→ Instructions to follow: Every entry below should be repeated exactly; the pictures should not.

→ Records excerpted from a collection:
>> begin
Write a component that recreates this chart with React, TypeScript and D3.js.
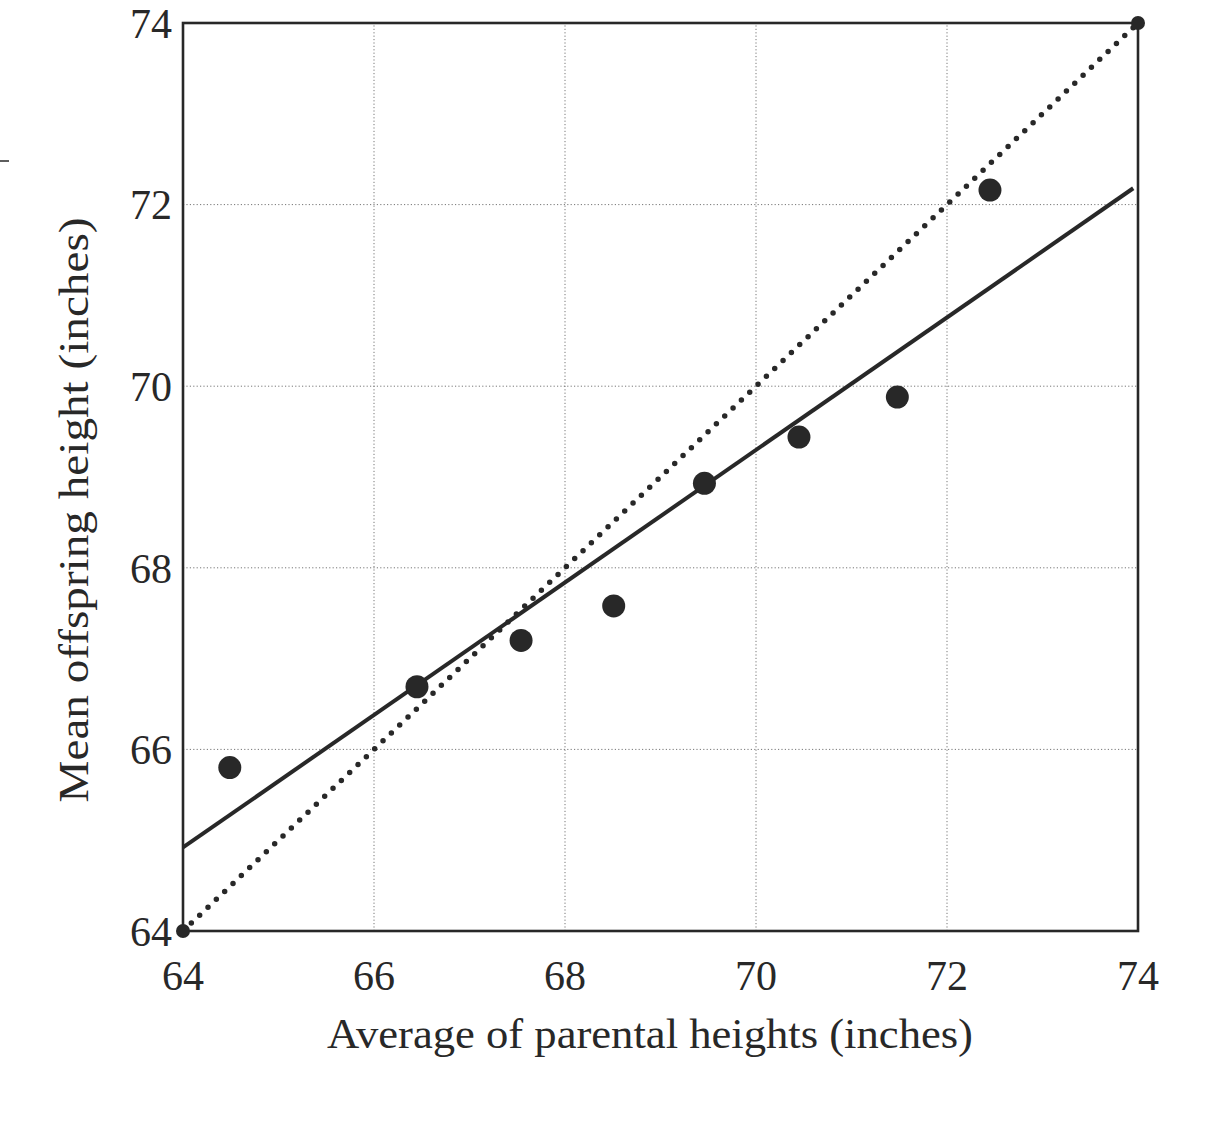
import React from "react";
import * as d3 from "d3";

// Mean offspring height against mid-parent height (inches)
const parentHeights = [64.49, 66.45, 67.54, 68.51, 69.46, 70.45, 71.48, 72.45];
const offspringHeights = [65.8, 66.69, 67.2, 67.58, 68.93, 69.44, 69.88, 72.16];

// Fitted regression line endpoints
const regressionX = [64, 73.95];
const regressionY = [64.92, 72.18];

// Line of equality (offspring = parents)
const equalityX = [64, 74];
const equalityY = [64, 74];

const tickValues = [64, 66, 68, 70, 72, 74];
const gridValues = [66, 68, 70, 72];

const xTitle = "Average of parental heights (inches)";
const yTitle = "Mean offspring height (inches)";

const W = 1226;
const H = 1132;
const FONT = "'Liberation Serif', 'Times New Roman', serif";
const INK = "#282828";

export default function App() {
  const x = d3.scaleLinear().domain([64, 74]).range([183, 1138]);
  const y = d3.scaleLinear().domain([64, 74]).range([931, 23]);

  const line = d3
    .line<[number, number]>()
    .x((d) => x(d[0]))
    .y((d) => y(d[1]));

  const regPts: [number, number][] = regressionX.map((v, i) => [v, regressionY[i]]);
  const eqPts: [number, number][] = equalityX.map((v, i) => [v, equalityY[i]]);

  const [x0, x1] = x.range();
  const [y0, y1] = y.range();

  return (
    <svg
      width={W}
      height={H}
      viewBox={`0 0 ${W} ${H}`}
      style={{ position: "absolute", left: 0, top: 0, background: "#fff" }}
    >
      <rect x={0} y={0} width={W} height={H} fill="#fff" />
      <line x1={0} x2={9} y1={161} y2={161} stroke={INK} strokeWidth={1.5} />

      {/* dotted grid */}
      <g stroke="#777" strokeWidth={1} strokeDasharray="1.2 2.2">
        {gridValues.map((v) => (
          <line key={"gx" + v} x1={x(v)} x2={x(v)} y1={y0} y2={y1} />
        ))}
        {gridValues.map((v) => (
          <line key={"gy" + v} x1={x0} x2={x1} y1={y(v)} y2={y(v)} />
        ))}
      </g>

      {/* frame */}
      <rect
        x={x0}
        y={y1}
        width={x1 - x0}
        height={y0 - y1}
        fill="none"
        stroke={INK}
        strokeWidth={2.6}
      />

      {/* line of equality */}
      <path
        d={line(eqPts) || ""}
        fill="none"
        stroke={INK}
        strokeWidth={5.5}
        strokeLinecap="round"
        strokeDasharray="0 11.5"
      />
      {eqPts.map((p, i) => (
        <circle key={"e" + i} cx={x(p[0])} cy={y(p[1])} r={7} fill={INK} />
      ))}

      {/* regression line */}
      <path
        d={line(regPts) || ""}
        fill="none"
        stroke={INK}
        strokeWidth={4}
      />

      {/* data points */}
      {parentHeights.map((v, i) => (
        <circle
          key={"p" + i}
          cx={x(v)}
          cy={y(offspringHeights[i])}
          r={11.5}
          fill={INK}
        />
      ))}

      {/* tick labels */}
      <g fontFamily={FONT} fontSize={42} fill={INK}>
        {tickValues.map((v) => (
          <text key={"yt" + v} x={x0 - 11} y={y(v)} dy="0.35em" textAnchor="end">
            {v}
          </text>
        ))}
        {tickValues.map((v) => (
          <text key={"xt" + v} x={x(v)} y={990} textAnchor="middle">
            {v}
          </text>
        ))}
      </g>

      {/* axis titles */}
      <text
        x={650}
        y={1048}
        textAnchor="middle"
        fontFamily={FONT}
        fontSize={42}
        fill={INK}
        textLength={646}
        lengthAdjust="spacingAndGlyphs"
      >
        {xTitle}
      </text>
      <text
        transform={`translate(88, 510) rotate(-90)`}
        textAnchor="middle"
        fontFamily={FONT}
        fontSize={42}
        fill={INK}
        textLength={585}
        lengthAdjust="spacingAndGlyphs"
      >
        {yTitle}
      </text>
    </svg>
  );
}
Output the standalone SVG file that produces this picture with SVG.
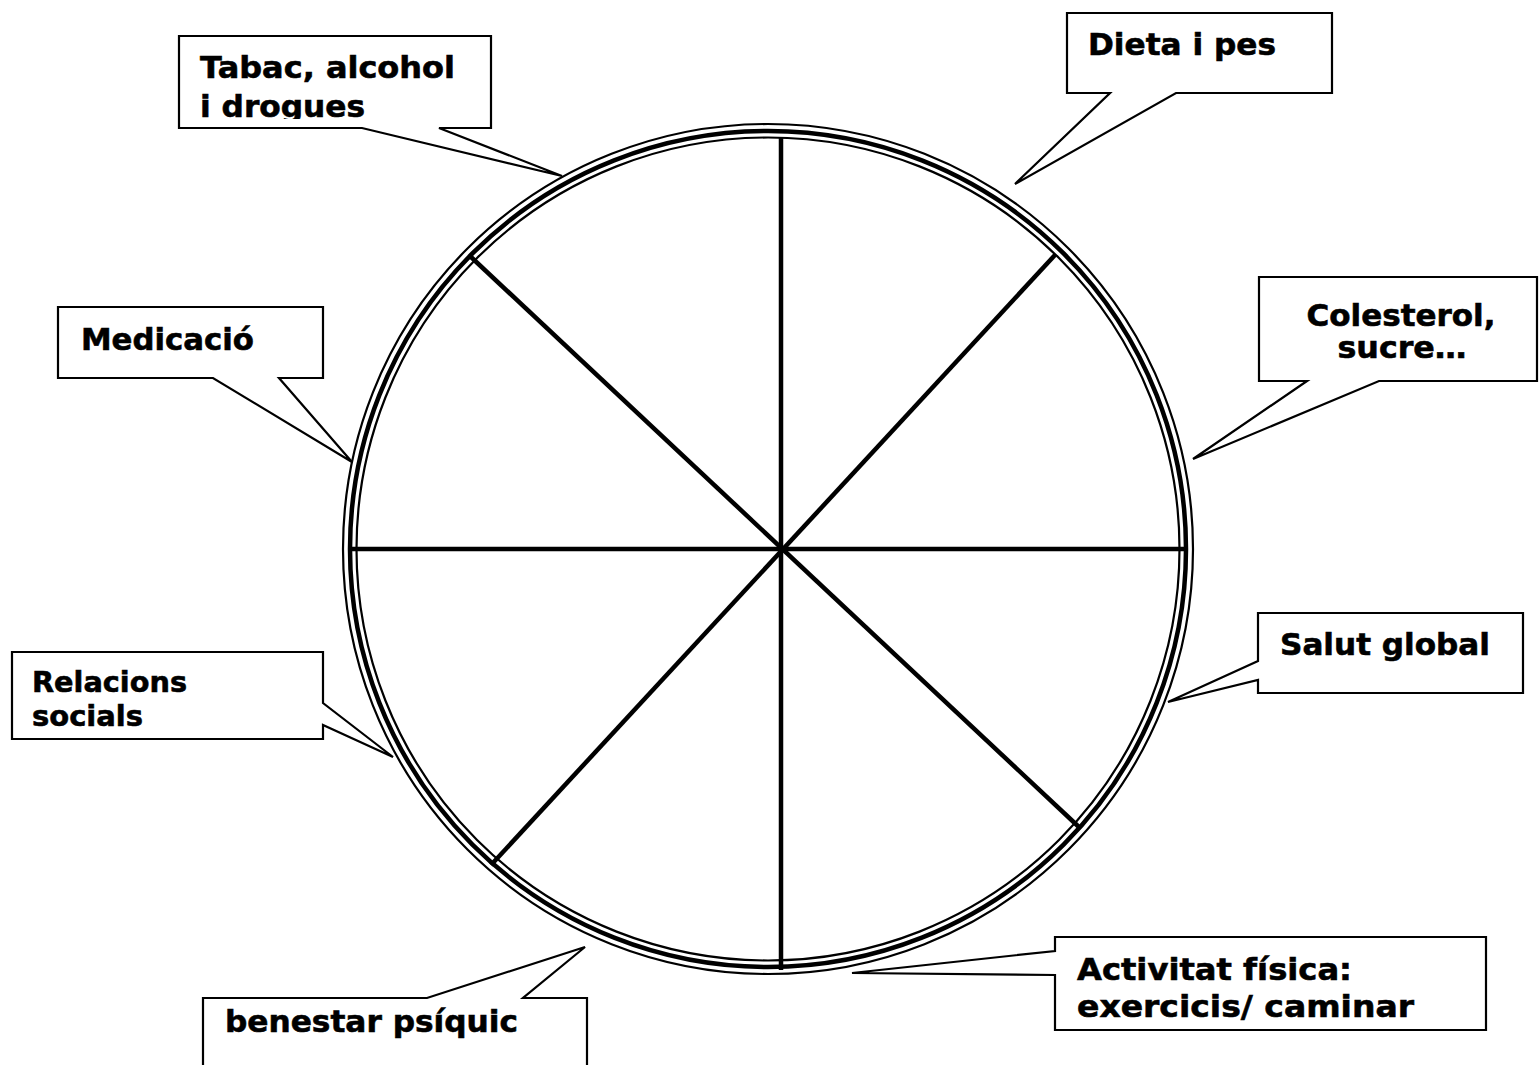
>> end
→ Written answer:
Write a component that recreates this chart with React, TypeScript and D3.js.
import React from "react";
import * as d3 from "d3";

// Mean offspring height against mid-parent height (inches)
const parentHeights = [64.49, 66.45, 67.54, 68.51, 69.46, 70.45, 71.48, 72.45];
const offspringHeights = [65.8, 66.69, 67.2, 67.58, 68.93, 69.44, 69.88, 72.16];

// Fitted regression line endpoints
const regressionX = [64, 73.95];
const regressionY = [64.92, 72.18];

// Line of equality (offspring = parents)
const equalityX = [64, 74];
const equalityY = [64, 74];

const tickValues = [64, 66, 68, 70, 72, 74];
const gridValues = [66, 68, 70, 72];

const xTitle = "Average of parental heights (inches)";
const yTitle = "Mean offspring height (inches)";

const W = 1226;
const H = 1132;
const FONT = "'Liberation Serif', 'Times New Roman', serif";
const INK = "#282828";

export default function App() {
  const x = d3.scaleLinear().domain([64, 74]).range([183, 1138]);
  const y = d3.scaleLinear().domain([64, 74]).range([931, 23]);

  const line = d3
    .line<[number, number]>()
    .x((d) => x(d[0]))
    .y((d) => y(d[1]));

  const regPts: [number, number][] = regressionX.map((v, i) => [v, regressionY[i]]);
  const eqPts: [number, number][] = equalityX.map((v, i) => [v, equalityY[i]]);

  const [x0, x1] = x.range();
  const [y0, y1] = y.range();

  return (
    <svg
      width={W}
      height={H}
      viewBox={`0 0 ${W} ${H}`}
      style={{ position: "absolute", left: 0, top: 0, background: "#fff" }}
    >
      <rect x={0} y={0} width={W} height={H} fill="#fff" />
      <line x1={0} x2={9} y1={161} y2={161} stroke={INK} strokeWidth={1.5} />

      {/* dotted grid */}
      <g stroke="#777" strokeWidth={1} strokeDasharray="1.2 2.2">
        {gridValues.map((v) => (
          <line key={"gx" + v} x1={x(v)} x2={x(v)} y1={y0} y2={y1} />
        ))}
        {gridValues.map((v) => (
          <line key={"gy" + v} x1={x0} x2={x1} y1={y(v)} y2={y(v)} />
        ))}
      </g>

      {/* frame */}
      <rect
        x={x0}
        y={y1}
        width={x1 - x0}
        height={y0 - y1}
        fill="none"
        stroke={INK}
        strokeWidth={2.6}
      />

      {/* line of equality */}
      <path
        d={line(eqPts) || ""}
        fill="none"
        stroke={INK}
        strokeWidth={5.5}
        strokeLinecap="round"
        strokeDasharray="0 11.5"
      />
      {eqPts.map((p, i) => (
        <circle key={"e" + i} cx={x(p[0])} cy={y(p[1])} r={7} fill={INK} />
      ))}

      {/* regression line */}
      <path
        d={line(regPts) || ""}
        fill="none"
        stroke={INK}
        strokeWidth={4}
      />

      {/* data points */}
      {parentHeights.map((v, i) => (
        <circle
          key={"p" + i}
          cx={x(v)}
          cy={y(offspringHeights[i])}
          r={11.5}
          fill={INK}
        />
      ))}

      {/* tick labels */}
      <g fontFamily={FONT} fontSize={42} fill={INK}>
        {tickValues.map((v) => (
          <text key={"yt" + v} x={x0 - 11} y={y(v)} dy="0.35em" textAnchor="end">
            {v}
          </text>
        ))}
        {tickValues.map((v) => (
          <text key={"xt" + v} x={x(v)} y={990} textAnchor="middle">
            {v}
          </text>
        ))}
      </g>

      {/* axis titles */}
      <text
        x={650}
        y={1048}
        textAnchor="middle"
        fontFamily={FONT}
        fontSize={42}
        fill={INK}
        textLength={646}
        lengthAdjust="spacingAndGlyphs"
      >
        {xTitle}
      </text>
      <text
        transform={`translate(88, 510) rotate(-90)`}
        textAnchor="middle"
        fontFamily={FONT}
        fontSize={42}
        fill={INK}
        textLength={585}
        lengthAdjust="spacingAndGlyphs"
      >
        {yTitle}
      </text>
    </svg>
  );
}
Output the standalone SVG file that produces this picture with SVG.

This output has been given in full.